** EXERCISE BRIEF **
Reproduce all entries precisely as they are written.

## BEGIN

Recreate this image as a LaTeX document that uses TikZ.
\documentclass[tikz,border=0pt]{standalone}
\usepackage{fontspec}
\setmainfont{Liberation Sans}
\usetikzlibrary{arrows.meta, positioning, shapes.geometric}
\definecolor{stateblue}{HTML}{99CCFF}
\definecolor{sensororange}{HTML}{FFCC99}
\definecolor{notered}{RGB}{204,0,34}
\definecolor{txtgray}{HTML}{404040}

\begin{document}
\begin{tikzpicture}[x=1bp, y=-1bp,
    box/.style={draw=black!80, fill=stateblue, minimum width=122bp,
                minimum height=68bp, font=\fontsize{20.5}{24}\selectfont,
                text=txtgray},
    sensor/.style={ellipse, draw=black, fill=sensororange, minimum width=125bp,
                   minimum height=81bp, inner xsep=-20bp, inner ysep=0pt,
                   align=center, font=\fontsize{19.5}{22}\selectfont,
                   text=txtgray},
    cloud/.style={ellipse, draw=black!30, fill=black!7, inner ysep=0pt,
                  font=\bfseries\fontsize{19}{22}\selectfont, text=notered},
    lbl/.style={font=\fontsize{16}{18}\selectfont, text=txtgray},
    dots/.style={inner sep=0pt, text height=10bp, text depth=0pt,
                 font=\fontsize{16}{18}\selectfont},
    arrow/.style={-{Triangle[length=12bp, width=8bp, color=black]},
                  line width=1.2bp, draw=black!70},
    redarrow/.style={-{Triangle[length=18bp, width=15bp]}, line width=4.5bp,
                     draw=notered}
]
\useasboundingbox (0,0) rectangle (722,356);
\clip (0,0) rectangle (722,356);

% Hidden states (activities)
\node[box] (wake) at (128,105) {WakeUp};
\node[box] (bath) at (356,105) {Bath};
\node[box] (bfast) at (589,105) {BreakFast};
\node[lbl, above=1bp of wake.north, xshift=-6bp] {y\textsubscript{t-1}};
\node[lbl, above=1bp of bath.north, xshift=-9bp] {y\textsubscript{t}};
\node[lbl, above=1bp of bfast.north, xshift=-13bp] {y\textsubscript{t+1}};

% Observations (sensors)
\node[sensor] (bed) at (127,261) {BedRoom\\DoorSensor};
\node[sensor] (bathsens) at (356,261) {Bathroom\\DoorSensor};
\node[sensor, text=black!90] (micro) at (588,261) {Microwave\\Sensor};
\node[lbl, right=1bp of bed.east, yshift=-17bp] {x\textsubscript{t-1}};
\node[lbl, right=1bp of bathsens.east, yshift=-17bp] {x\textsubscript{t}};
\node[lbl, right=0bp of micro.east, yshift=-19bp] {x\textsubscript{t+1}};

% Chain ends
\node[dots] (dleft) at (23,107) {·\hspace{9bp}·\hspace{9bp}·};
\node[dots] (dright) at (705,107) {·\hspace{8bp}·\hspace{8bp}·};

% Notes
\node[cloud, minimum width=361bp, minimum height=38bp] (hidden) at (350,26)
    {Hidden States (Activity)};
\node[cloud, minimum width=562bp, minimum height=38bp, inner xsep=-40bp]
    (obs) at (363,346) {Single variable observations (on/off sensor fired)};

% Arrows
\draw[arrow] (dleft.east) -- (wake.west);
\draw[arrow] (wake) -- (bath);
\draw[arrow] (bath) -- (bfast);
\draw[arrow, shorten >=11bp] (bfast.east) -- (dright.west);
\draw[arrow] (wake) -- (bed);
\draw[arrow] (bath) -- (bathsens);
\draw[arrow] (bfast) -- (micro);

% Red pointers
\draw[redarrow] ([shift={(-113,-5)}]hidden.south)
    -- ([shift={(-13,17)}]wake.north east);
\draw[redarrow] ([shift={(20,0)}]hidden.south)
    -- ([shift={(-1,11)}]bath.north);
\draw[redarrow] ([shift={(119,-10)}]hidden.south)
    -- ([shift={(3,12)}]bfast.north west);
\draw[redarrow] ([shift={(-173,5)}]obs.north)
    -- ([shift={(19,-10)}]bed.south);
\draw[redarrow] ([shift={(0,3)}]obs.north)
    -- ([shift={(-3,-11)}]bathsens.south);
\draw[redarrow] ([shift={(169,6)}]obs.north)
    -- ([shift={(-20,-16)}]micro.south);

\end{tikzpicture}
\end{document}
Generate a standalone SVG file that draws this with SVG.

## END

** ANSWER TO THIS PROBLEM **
Recreate this image as a LaTeX document that uses TikZ.
\documentclass[tikz,border=0pt]{standalone}
\usepackage{fontspec}
\setmainfont{Liberation Sans}
\usetikzlibrary{arrows.meta, positioning, shapes.geometric}
\definecolor{stateblue}{HTML}{99CCFF}
\definecolor{sensororange}{HTML}{FFCC99}
\definecolor{notered}{RGB}{204,0,34}
\definecolor{txtgray}{HTML}{404040}

\begin{document}
\begin{tikzpicture}[x=1bp, y=-1bp,
    box/.style={draw=black!80, fill=stateblue, minimum width=122bp,
                minimum height=68bp, font=\fontsize{20.5}{24}\selectfont,
                text=txtgray},
    sensor/.style={ellipse, draw=black, fill=sensororange, minimum width=125bp,
                   minimum height=81bp, inner xsep=-20bp, inner ysep=0pt,
                   align=center, font=\fontsize{19.5}{22}\selectfont,
                   text=txtgray},
    cloud/.style={ellipse, draw=black!30, fill=black!7, inner ysep=0pt,
                  font=\bfseries\fontsize{19}{22}\selectfont, text=notered},
    lbl/.style={font=\fontsize{16}{18}\selectfont, text=txtgray},
    dots/.style={inner sep=0pt, text height=10bp, text depth=0pt,
                 font=\fontsize{16}{18}\selectfont},
    arrow/.style={-{Triangle[length=12bp, width=8bp, color=black]},
                  line width=1.2bp, draw=black!70},
    redarrow/.style={-{Triangle[length=18bp, width=15bp]}, line width=4.5bp,
                     draw=notered}
]
\useasboundingbox (0,0) rectangle (722,356);
\clip (0,0) rectangle (722,356);

% Hidden states (activities)
\node[box] (wake) at (128,105) {WakeUp};
\node[box] (bath) at (356,105) {Bath};
\node[box] (bfast) at (589,105) {BreakFast};
\node[lbl, above=1bp of wake.north, xshift=-6bp] {y\textsubscript{t-1}};
\node[lbl, above=1bp of bath.north, xshift=-9bp] {y\textsubscript{t}};
\node[lbl, above=1bp of bfast.north, xshift=-13bp] {y\textsubscript{t+1}};

% Observations (sensors)
\node[sensor] (bed) at (127,261) {BedRoom\\DoorSensor};
\node[sensor] (bathsens) at (356,261) {Bathroom\\DoorSensor};
\node[sensor, text=black!90] (micro) at (588,261) {Microwave\\Sensor};
\node[lbl, right=1bp of bed.east, yshift=-17bp] {x\textsubscript{t-1}};
\node[lbl, right=1bp of bathsens.east, yshift=-17bp] {x\textsubscript{t}};
\node[lbl, right=0bp of micro.east, yshift=-19bp] {x\textsubscript{t+1}};

% Chain ends
\node[dots] (dleft) at (23,107) {·\hspace{9bp}·\hspace{9bp}·};
\node[dots] (dright) at (705,107) {·\hspace{8bp}·\hspace{8bp}·};

% Notes
\node[cloud, minimum width=361bp, minimum height=38bp] (hidden) at (350,26)
    {Hidden States (Activity)};
\node[cloud, minimum width=562bp, minimum height=38bp, inner xsep=-40bp]
    (obs) at (363,346) {Single variable observations (on/off sensor fired)};

% Arrows
\draw[arrow] (dleft.east) -- (wake.west);
\draw[arrow] (wake) -- (bath);
\draw[arrow] (bath) -- (bfast);
\draw[arrow, shorten >=11bp] (bfast.east) -- (dright.west);
\draw[arrow] (wake) -- (bed);
\draw[arrow] (bath) -- (bathsens);
\draw[arrow] (bfast) -- (micro);

% Red pointers
\draw[redarrow] ([shift={(-113,-5)}]hidden.south)
    -- ([shift={(-13,17)}]wake.north east);
\draw[redarrow] ([shift={(20,0)}]hidden.south)
    -- ([shift={(-1,11)}]bath.north);
\draw[redarrow] ([shift={(119,-10)}]hidden.south)
    -- ([shift={(3,12)}]bfast.north west);
\draw[redarrow] ([shift={(-173,5)}]obs.north)
    -- ([shift={(19,-10)}]bed.south);
\draw[redarrow] ([shift={(0,3)}]obs.north)
    -- ([shift={(-3,-11)}]bathsens.south);
\draw[redarrow] ([shift={(169,6)}]obs.north)
    -- ([shift={(-20,-16)}]micro.south);

\end{tikzpicture}
\end{document}
Generate a standalone SVG file that draws this with SVG.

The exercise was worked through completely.